Question

Consider the relation \(R=\\{(x, y) \in \mathbb{R} \times \mathbb{R}: x-y \in \mathbb{Z}\\}\) on \(\mathbb{R} .\) Prove that this relation is reflexive, symmetric and transitive.

Short answer

The relation \(R\) is reflexive, symmetric, and transitive.

Step-by-step solution

Proving reflexivity

For all \(x \in \mathbb{R}\), the number \(x - x = 0\) is indeed an integer, since 0 belongs to the set of integers \( \mathbb{Z} \). Therefore, \(xRx\) for all \(x \in \mathbb{R}\), which means that the relation \(R\) is reflexive.

Proving symmetry

Assume \(xRy\), that is \(x - y\) is an integer.
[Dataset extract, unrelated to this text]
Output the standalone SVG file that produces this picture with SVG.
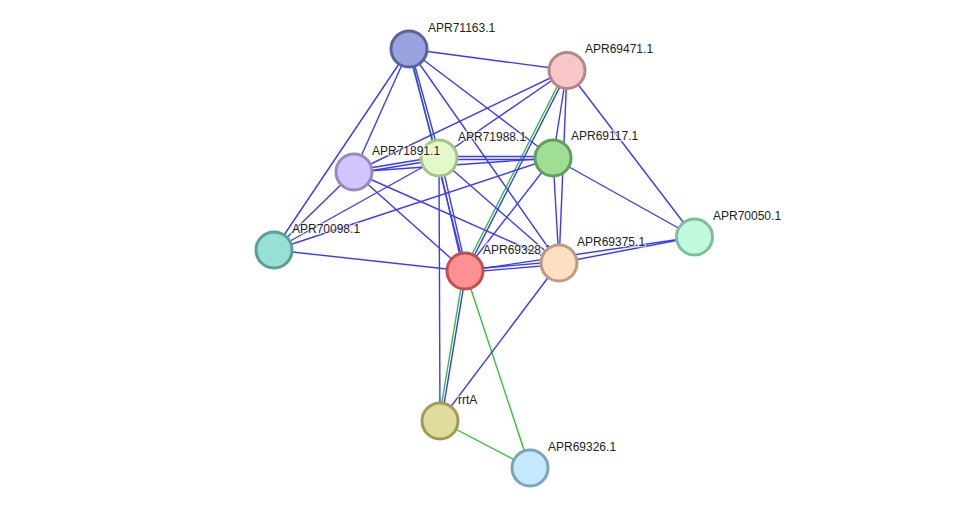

Then \(-(x - y) = y - x\) is also an integer, since the negation of an integer is also an integer. Therefore, \(yRx\). This shows that the relation \(R\) is symmetric.

Proving transitivity

Assume \(xRy\) and \(yRz\), that is \(x - y\) and \(y - z\) are both integers. Then, the sum \((x - y) + (y - z) = x - z\) is also an integer, because the sum of two integers is also an integer. Therefore, \(xRz\). This shows that the relation \(R\) is transitive.